begin
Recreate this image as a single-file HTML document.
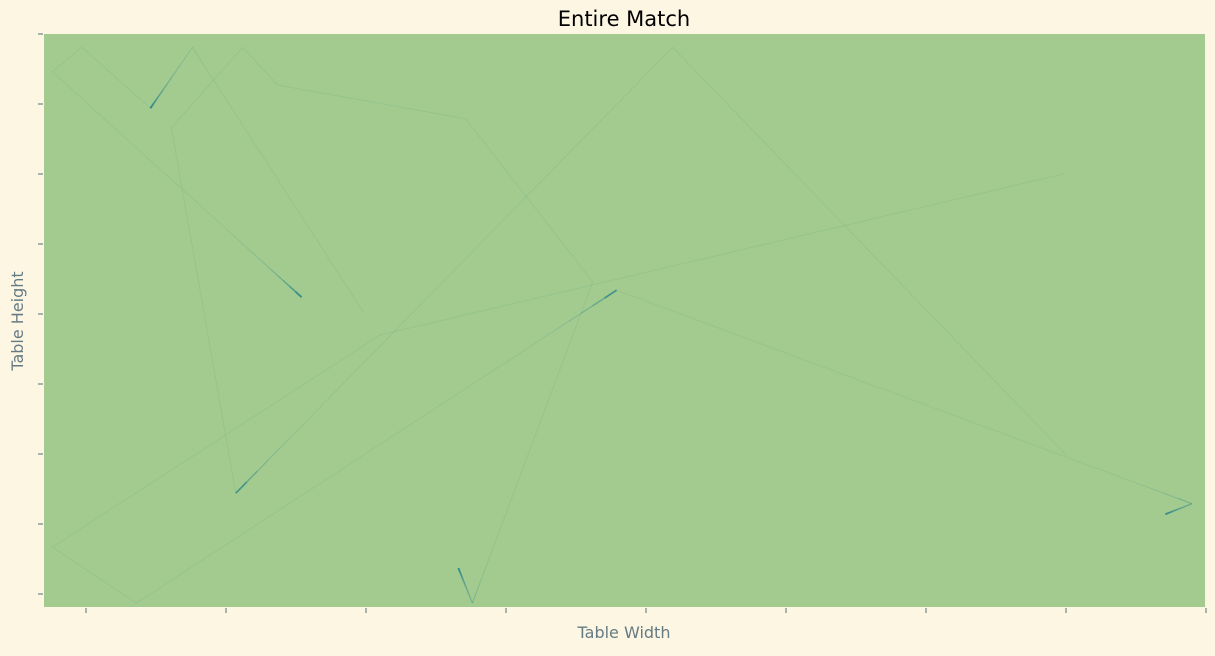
<!DOCTYPE html>
<html><head><meta charset="utf-8"><style>
body{margin:0;background:#fdf6e3;width:1215px;height:651px;overflow:hidden;font-family:"Liberation Sans","DejaVu Sans",sans-serif}
</style></head><body>
<svg id="chart" width="1215" height="651" xmlns="http://www.w3.org/2000/svg">
<rect width="1215" height="651" fill="#fdf6e3"/>
<text x="624" y="26" text-anchor="middle" font-size="21" fill="#000" font-family="DejaVu Sans, sans-serif">Entire Match</text>
<rect x="44" y="34" width="1161" height="573" fill="#a3cb8f"/>
<g id="ticks"></g>
<g id="marks"></g>
<text x="624" y="638" text-anchor="middle" font-size="16" fill="#657b83" font-family="DejaVu Sans, sans-serif">Table Width</text>
<text transform="translate(23,321) rotate(-90)" text-anchor="middle" font-size="16" fill="#657b83" font-family="DejaVu Sans, sans-serif">Table Height</text>
</svg>
<script>
const xTicks=[0,1,2,3,4,5,6,7,8];
const yTicks=[0,1,2,3,4,5,6,7,8];
const traj1=[[0.46,6.94],[-0.03,7.81],[-0.24,7.46],[1.54,4.24]];
const traj2=[[1.98,4.03],[0.76,7.81],[0.46,6.94]];
const traj3=[[6.98,6.0],[2.10,3.70],[-0.24,0.67],[0.36,-0.13],[3.79,4.34]];
const traj4=[[7.0,1.99],[4.19,7.81],[1.07,1.44]];
const traj5=[[1.07,1.44],[0.61,6.66],[1.12,7.81],[1.37,7.27],[2.71,6.79],[3.62,4.46],[2.76,-0.13],[2.66,0.37]];
const traj6=[[3.79,4.34],[7.9,1.29],[7.71,1.14]];
const trajectories=[traj1,traj2,traj3,traj4,traj5,traj6];
const X=v=>86+v*140, Y=v=>594-v*70;
const NS="http://www.w3.org/2000/svg";
const tg=document.getElementById('ticks');
xTicks.forEach(t=>{const l=document.createElementNS(NS,'line');


l.setAttribute('x1',X(t));l.setAttribute('x2',X(t));l.setAttribute('y1',608);l.setAttribute('y2',613);l.setAttribute('stroke','#586e75');l.setAttribute('stroke-width','1');tg.appendChild(l);});
yTicks.forEach(t=>{const l=document.createElementNS(NS,'line');


l.setAttribute('x1',38);l.setAttribute('x2',43);l.setAttribute('y1',Y(t));l.setAttribute('y2',Y(t));l.setAttribute('stroke','#586e75');l.setAttribute('stroke-width','1');tg.appendChild(l);});
const mg=document.getElementById('marks');
trajectories.forEach((tr,ti)=>{
  const g=document.createElementNS(NS,'g');
  
  
  let total=0;const lens=[];
  for(let i=1;i<tr.length;i++){const d=Math.hypot(X(tr[i][0])-X(tr[i-1][0]),Y(tr[i][1])-Y(tr[i-1][1]));lens.push(d);total+=d;}
  let acc=0;
  for(let i=1;i<tr.length;i++){
    const N=40;
    for(let k=0;k<N;k++){
      const a=k/N,b=(k+1)/N;
      const x1=X(tr[i-1][0]+(tr[i][0]-tr[i-1][0])*a),y1=Y(tr[i-1][1]+(tr[i][1]-tr[i-1][1])*a);
      const x2=X(tr[i-1][0]+(tr[i][0]-tr[i-1][0])*b),y2=Y(tr[i-1][1]+(tr[i][1]-tr[i-1][1])*b);
      const rem=total-(acc+lens[i-1]*(a+b)/2);
      const e=Math.exp(-rem/28);
      const l=document.createElementNS(NS,'line');
      l.setAttribute('x1',x1);l.setAttribute('y1',y1);l.setAttribute('x2',x2);l.setAttribute('y2',y2);
      l.setAttribute('stroke','#1f7f8c');
      l.setAttribute('stroke-width',0.9+1.0*e);
      l.setAttribute('stroke-opacity',0.1+0.85*e);
      g.appendChild(l);
    }
    acc+=lens[i-1];
  }
  mg.appendChild(g);
});
</script>
</body></html>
end
● Problem to work on:
Output a faithful copy of the data, with each picture left out.

● Solution to this task:
Recreate this image as a single-file HTML document.
<!DOCTYPE html>
<html><head><meta charset="utf-8"><style>
body{margin:0;background:#fdf6e3;width:1215px;height:651px;overflow:hidden;font-family:"Liberation Sans","DejaVu Sans",sans-serif}
</style></head><body>
<svg id="chart" width="1215" height="651" xmlns="http://www.w3.org/2000/svg">
<rect width="1215" height="651" fill="#fdf6e3"/>
<text x="624" y="26" text-anchor="middle" font-size="21" fill="#000" font-family="DejaVu Sans, sans-serif">Entire Match</text>
<rect x="44" y="34" width="1161" height="573" fill="#a3cb8f"/>
<g id="ticks"></g>
<g id="marks"></g>
<text x="624" y="638" text-anchor="middle" font-size="16" fill="#657b83" font-family="DejaVu Sans, sans-serif">Table Width</text>
<text transform="translate(23,321) rotate(-90)" text-anchor="middle" font-size="16" fill="#657b83" font-family="DejaVu Sans, sans-serif">Table Height</text>
</svg>
<script>
const xTicks=[0,1,2,3,4,5,6,7,8];
const yTicks=[0,1,2,3,4,5,6,7,8];
const traj1=[[0.46,6.94],[-0.03,7.81],[-0.24,7.46],[1.54,4.24]];
const traj2=[[1.98,4.03],[0.76,7.81],[0.46,6.94]];
const traj3=[[6.98,6.0],[2.10,3.70],[-0.24,0.67],[0.36,-0.13],[3.79,4.34]];
const traj4=[[7.0,1.99],[4.19,7.81],[1.07,1.44]];
const traj5=[[1.07,1.44],[0.61,6.66],[1.12,7.81],[1.37,7.27],[2.71,6.79],[3.62,4.46],[2.76,-0.13],[2.66,0.37]];
const traj6=[[3.79,4.34],[7.9,1.29],[7.71,1.14]];
const trajectories=[traj1,traj2,traj3,traj4,traj5,traj6];
const X=v=>86+v*140, Y=v=>594-v*70;
const NS="http://www.w3.org/2000/svg";
const tg=document.getElementById('ticks');
xTicks.forEach(t=>{const l=document.createElementNS(NS,'line');


l.setAttribute('x1',X(t));l.setAttribute('x2',X(t));l.setAttribute('y1',608);l.setAttribute('y2',613);l.setAttribute('stroke','#586e75');l.setAttribute('stroke-width','1');tg.appendChild(l);});
yTicks.forEach(t=>{const l=document.createElementNS(NS,'line');


l.setAttribute('x1',38);l.setAttribute('x2',43);l.setAttribute('y1',Y(t));l.setAttribute('y2',Y(t));l.setAttribute('stroke','#586e75');l.setAttribute('stroke-width','1');tg.appendChild(l);});
const mg=document.getElementById('marks');
trajectories.forEach((tr,ti)=>{
  const g=document.createElementNS(NS,'g');
  
  
  let total=0;const lens=[];
  for(let i=1;i<tr.length;i++){const d=Math.hypot(X(tr[i][0])-X(tr[i-1][0]),Y(tr[i][1])-Y(tr[i-1][1]));lens.push(d);total+=d;}
  let acc=0;
  for(let i=1;i<tr.length;i++){
    const N=40;
    for(let k=0;k<N;k++){
      const a=k/N,b=(k+1)/N;
      const x1=X(tr[i-1][0]+(tr[i][0]-tr[i-1][0])*a),y1=Y(tr[i-1][1]+(tr[i][1]-tr[i-1][1])*a);
      const x2=X(tr[i-1][0]+(tr[i][0]-tr[i-1][0])*b),y2=Y(tr[i-1][1]+(tr[i][1]-tr[i-1][1])*b);
      const rem=total-(acc+lens[i-1]*(a+b)/2);
      const e=Math.exp(-rem/28);
      const l=document.createElementNS(NS,'line');
      l.setAttribute('x1',x1);l.setAttribute('y1',y1);l.setAttribute('x2',x2);l.setAttribute('y2',y2);
      l.setAttribute('stroke','#1f7f8c');
      l.setAttribute('stroke-width',0.9+1.0*e);
      l.setAttribute('stroke-opacity',0.1+0.85*e);
      g.appendChild(l);
    }
    acc+=lens[i-1];
  }
  mg.appendChild(g);
});
</script>
</body></html>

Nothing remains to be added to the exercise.